Product Features and Details
Model details
- Brake blocks in wheel plane
- Bogie with three-point support
- Individually mounted axle brake rod
- Individually mounted brake systems
- True to scale narrow frame
- Metal axle holders
- Wheelsets with inside contours
Info about the original
Based on the UIC standard coach Gmhs 53, DB developed a 2-m longer waggon which otherwise complied with the UIC requirements in all its equipment features. Unlike its predecessor, it already had the newly standardised 2-m-wide loading door. At the time, UIC was not able to agree on a larger standard design, so this emerged only later in the form of the Glmms 61. Therefore, the waggon - designated Glm(e)hs 50 - was only a little longer than the pre-war large-capacity covered freight cars, which caused a great deal of controversy even at the time of construction.
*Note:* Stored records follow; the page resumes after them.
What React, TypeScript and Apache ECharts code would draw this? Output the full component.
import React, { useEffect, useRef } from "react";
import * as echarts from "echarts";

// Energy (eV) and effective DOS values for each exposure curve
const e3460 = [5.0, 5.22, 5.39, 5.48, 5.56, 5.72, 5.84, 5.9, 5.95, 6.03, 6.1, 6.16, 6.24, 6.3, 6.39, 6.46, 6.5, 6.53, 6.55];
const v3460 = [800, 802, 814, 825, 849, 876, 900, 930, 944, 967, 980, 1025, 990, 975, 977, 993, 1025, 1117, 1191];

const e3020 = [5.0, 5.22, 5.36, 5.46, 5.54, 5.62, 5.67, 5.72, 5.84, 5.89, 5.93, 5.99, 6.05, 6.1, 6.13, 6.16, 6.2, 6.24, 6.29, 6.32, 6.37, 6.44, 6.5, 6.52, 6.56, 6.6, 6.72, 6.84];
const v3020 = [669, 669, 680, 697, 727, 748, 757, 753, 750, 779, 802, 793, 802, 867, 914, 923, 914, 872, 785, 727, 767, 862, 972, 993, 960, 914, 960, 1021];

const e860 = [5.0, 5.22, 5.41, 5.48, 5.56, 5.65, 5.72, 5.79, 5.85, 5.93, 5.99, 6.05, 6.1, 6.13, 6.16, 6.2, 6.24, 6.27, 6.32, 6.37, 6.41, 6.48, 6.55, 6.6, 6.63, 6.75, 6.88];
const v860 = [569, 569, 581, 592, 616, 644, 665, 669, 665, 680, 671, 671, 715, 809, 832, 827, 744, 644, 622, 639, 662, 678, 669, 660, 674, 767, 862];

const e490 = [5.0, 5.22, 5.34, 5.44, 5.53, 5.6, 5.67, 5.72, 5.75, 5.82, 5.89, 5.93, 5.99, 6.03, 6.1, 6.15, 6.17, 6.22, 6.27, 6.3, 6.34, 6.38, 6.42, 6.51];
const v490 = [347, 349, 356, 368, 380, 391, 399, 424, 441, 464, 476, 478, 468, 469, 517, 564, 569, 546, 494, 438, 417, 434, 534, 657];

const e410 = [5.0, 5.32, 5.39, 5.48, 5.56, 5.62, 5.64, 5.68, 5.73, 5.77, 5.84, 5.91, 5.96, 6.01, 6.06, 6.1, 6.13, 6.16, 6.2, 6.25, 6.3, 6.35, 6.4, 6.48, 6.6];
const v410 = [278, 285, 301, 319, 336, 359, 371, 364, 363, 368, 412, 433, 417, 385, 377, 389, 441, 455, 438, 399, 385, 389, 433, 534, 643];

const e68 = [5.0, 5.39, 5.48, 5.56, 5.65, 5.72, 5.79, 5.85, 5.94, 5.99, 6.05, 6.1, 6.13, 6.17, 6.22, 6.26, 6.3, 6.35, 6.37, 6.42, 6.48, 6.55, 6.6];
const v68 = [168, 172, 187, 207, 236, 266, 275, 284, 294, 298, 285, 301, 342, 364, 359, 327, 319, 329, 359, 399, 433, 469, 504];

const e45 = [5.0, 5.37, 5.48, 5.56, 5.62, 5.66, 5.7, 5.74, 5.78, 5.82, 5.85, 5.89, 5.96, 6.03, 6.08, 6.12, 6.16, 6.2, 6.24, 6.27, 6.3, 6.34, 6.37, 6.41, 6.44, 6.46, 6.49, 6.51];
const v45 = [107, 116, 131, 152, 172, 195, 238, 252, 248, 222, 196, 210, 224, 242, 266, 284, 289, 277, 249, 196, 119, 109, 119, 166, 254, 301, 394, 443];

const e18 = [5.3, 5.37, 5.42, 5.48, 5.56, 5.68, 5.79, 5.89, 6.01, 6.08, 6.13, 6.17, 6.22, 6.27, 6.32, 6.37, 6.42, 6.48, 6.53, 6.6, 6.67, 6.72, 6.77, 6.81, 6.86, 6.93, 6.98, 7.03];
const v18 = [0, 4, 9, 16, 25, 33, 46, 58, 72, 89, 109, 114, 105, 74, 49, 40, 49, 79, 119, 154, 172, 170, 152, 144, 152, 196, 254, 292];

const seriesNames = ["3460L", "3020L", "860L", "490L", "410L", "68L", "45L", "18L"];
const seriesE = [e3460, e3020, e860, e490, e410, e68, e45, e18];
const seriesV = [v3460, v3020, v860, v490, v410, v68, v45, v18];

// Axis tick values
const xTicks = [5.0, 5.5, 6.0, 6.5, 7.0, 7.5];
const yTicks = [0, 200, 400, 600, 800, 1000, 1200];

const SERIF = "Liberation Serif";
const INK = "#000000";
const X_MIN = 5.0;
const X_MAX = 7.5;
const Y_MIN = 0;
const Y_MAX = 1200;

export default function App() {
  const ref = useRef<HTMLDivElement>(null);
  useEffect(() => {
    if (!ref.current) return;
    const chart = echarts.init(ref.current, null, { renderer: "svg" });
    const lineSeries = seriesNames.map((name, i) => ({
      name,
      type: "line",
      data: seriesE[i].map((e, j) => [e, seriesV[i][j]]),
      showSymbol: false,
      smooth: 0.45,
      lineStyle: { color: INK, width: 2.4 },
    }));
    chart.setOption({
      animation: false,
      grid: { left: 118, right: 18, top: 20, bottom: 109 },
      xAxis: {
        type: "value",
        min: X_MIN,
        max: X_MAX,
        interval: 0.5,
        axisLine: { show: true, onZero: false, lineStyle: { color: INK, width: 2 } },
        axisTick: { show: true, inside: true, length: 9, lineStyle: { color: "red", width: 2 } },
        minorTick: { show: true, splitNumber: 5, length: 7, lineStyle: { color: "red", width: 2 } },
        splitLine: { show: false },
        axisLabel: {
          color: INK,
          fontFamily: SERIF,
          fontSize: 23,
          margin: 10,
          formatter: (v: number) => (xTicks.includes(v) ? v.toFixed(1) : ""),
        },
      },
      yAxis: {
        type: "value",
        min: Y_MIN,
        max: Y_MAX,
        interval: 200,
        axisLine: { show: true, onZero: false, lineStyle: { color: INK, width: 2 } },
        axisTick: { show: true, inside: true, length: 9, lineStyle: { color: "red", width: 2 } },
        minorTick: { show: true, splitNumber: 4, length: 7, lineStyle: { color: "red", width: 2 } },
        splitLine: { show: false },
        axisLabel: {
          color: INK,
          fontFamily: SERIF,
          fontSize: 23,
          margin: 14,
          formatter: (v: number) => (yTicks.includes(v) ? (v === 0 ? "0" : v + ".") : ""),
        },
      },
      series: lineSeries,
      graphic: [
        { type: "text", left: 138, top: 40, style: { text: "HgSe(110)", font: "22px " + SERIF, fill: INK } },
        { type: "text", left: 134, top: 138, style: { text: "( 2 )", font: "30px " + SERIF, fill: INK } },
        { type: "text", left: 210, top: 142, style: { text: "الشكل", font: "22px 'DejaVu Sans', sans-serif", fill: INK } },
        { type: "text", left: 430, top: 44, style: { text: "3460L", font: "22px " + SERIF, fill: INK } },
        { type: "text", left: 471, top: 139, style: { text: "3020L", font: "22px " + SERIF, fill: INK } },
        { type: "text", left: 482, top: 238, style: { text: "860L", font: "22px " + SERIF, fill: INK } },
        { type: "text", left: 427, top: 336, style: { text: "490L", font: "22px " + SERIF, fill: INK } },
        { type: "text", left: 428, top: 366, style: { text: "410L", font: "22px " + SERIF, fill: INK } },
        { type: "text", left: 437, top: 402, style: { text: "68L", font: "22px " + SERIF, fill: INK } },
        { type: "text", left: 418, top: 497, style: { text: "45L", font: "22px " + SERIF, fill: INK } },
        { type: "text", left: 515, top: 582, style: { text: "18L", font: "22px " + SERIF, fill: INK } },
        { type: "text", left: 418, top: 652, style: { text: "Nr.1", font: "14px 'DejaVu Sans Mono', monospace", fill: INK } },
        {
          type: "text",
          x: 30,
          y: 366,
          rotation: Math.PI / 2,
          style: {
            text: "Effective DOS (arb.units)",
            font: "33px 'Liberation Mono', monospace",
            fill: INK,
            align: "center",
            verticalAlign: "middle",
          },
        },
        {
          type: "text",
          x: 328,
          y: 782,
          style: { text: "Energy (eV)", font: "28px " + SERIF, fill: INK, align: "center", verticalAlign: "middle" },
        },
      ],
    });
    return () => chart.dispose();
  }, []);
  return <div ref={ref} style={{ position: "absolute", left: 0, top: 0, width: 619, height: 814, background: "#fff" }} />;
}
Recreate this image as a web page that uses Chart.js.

Even then, there were demands for a waggon with a loading length of at least 12.5 m, which meant the enlargement of the loading space did not go far enough for many customers, while others considered the waggons were too far removed from UIC requirements. Despite all these issues, some 12,000 waggons were built from 1953 - 1958 - up to 1954 with board walls, then with plate walls. Some one quarter of all waggons were fitted with a handbrake, at first with the characteristic sheet metal brakeman's cab. At least 700 waggons featured electric heating so that they could compete in express goods traffic in passenger trains. Some waggons were rented long-term and painted with advertising of the renting company. By the mid-seventies, the waggons with board walls had been decommissioned or upgraded with plate walls. Since 1965, the Glm(e)hs 50 were designated Gbrs(-v) 245, in 1980 after the heating pipes were mostly removed, they were renamed Gos(-uv) 245. Then, in the 80s, the inventory started to be reduced, although larger inventories were sold to DR In 1997, 35 waggons were still in the inventory, and the last three were taken out of service in 2000.